- THE DATA -
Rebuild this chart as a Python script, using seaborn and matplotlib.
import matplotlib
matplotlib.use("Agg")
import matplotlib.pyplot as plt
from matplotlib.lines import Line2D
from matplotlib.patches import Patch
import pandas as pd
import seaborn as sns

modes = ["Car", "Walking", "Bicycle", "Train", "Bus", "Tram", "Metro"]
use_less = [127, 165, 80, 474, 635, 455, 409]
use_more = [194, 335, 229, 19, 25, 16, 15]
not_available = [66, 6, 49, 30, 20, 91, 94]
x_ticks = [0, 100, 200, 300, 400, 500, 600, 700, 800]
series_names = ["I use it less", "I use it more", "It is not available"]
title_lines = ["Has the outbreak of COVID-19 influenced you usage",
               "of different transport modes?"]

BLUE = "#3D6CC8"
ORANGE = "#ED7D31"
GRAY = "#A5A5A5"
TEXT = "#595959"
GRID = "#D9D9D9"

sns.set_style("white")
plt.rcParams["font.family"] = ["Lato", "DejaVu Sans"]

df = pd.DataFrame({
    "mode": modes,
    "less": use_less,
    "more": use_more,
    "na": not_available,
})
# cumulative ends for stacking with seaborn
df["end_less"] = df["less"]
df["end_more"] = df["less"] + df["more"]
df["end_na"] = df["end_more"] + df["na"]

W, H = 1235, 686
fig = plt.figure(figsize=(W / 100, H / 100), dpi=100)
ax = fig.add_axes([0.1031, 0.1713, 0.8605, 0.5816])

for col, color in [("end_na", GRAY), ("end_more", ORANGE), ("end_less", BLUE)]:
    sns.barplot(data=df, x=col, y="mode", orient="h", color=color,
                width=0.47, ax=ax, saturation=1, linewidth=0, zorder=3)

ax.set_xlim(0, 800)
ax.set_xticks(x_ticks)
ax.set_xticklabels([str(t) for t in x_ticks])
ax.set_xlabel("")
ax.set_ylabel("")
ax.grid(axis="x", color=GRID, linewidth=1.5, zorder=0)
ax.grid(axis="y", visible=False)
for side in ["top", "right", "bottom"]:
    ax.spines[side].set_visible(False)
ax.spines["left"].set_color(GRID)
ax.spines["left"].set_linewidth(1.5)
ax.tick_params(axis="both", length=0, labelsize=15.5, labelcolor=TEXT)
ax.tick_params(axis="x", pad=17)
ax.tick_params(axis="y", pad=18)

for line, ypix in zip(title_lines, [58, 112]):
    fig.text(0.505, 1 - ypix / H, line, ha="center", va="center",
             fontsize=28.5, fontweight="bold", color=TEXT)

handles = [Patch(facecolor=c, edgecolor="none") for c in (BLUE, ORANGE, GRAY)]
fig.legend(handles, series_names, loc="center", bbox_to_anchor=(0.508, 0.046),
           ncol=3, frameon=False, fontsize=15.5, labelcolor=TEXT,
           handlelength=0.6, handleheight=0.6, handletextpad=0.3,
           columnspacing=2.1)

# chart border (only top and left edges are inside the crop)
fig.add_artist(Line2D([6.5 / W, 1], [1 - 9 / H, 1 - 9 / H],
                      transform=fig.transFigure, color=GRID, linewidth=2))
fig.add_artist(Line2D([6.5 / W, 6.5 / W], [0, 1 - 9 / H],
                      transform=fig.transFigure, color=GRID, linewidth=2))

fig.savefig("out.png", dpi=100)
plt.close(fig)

* * *

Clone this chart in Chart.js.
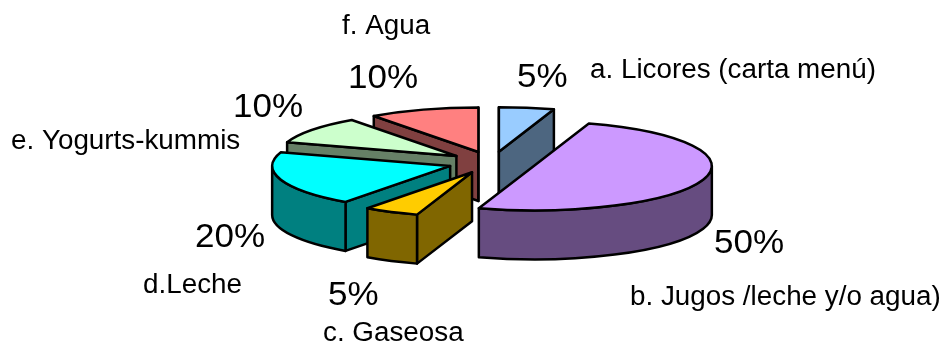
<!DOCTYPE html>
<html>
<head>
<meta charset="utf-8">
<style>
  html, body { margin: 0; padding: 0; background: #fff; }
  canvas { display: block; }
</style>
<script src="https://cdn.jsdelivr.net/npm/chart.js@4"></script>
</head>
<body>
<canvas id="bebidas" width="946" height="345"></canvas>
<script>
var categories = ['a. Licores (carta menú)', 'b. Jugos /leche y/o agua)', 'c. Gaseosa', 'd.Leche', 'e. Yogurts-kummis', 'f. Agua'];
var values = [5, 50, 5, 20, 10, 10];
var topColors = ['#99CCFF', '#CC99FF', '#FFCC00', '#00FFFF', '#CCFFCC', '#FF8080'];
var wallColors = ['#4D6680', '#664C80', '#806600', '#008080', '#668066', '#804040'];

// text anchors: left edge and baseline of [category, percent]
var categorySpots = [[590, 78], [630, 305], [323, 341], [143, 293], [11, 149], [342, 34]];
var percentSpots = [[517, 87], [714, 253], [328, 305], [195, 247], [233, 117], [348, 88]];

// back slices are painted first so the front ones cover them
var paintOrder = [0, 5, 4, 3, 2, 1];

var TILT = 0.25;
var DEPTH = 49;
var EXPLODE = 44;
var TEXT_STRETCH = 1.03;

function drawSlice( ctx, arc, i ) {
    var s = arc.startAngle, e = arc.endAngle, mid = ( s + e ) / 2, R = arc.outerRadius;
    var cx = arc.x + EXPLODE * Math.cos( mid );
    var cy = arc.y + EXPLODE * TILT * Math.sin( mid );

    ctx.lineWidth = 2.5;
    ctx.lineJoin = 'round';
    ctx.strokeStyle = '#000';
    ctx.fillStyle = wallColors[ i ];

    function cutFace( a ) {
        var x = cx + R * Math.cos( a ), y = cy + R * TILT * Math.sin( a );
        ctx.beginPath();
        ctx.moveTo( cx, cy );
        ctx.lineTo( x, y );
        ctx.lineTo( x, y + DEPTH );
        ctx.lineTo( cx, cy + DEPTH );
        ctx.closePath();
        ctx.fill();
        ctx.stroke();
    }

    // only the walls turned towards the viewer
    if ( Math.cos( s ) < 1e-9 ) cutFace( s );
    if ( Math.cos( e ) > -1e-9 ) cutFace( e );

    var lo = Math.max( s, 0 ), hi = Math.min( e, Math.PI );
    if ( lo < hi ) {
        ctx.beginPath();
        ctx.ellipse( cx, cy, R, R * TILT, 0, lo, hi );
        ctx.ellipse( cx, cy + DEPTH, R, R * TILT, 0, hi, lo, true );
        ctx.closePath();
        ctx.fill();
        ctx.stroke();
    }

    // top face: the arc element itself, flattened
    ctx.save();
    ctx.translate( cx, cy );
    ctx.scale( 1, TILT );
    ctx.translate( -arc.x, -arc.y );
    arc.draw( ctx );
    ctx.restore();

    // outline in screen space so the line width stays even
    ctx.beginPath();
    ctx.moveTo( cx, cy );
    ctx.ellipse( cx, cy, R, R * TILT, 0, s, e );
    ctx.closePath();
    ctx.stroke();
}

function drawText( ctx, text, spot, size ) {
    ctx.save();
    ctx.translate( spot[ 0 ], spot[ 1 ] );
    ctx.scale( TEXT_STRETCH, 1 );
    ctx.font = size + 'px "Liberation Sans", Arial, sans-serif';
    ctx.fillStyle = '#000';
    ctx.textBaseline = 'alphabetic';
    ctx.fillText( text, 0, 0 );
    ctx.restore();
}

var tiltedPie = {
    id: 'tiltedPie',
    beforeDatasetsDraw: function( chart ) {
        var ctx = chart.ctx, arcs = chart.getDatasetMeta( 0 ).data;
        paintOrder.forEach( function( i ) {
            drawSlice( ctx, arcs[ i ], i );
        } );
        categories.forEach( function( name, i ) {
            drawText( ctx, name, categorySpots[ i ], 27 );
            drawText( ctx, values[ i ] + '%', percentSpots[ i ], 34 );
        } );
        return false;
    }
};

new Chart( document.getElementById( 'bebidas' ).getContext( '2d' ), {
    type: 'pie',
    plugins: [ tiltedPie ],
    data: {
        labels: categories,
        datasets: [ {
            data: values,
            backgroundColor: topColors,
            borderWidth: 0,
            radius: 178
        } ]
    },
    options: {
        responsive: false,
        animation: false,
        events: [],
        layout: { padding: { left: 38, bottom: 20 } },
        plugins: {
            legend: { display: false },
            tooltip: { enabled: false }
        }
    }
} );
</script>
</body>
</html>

- WHAT NEEDS TO BE DONE -
Exactly those lines that run from the line with "Rebuild this chart" through the line with "import seaborn as sns" are to be reproduced; both end lines belong to the range.

- EXERCISE RESULT -
Rebuild this chart as a Python script, using seaborn and matplotlib.
import matplotlib
matplotlib.use("Agg")
import matplotlib.pyplot as plt
from matplotlib.lines import Line2D
from matplotlib.patches import Patch
import pandas as pd
import seaborn as sns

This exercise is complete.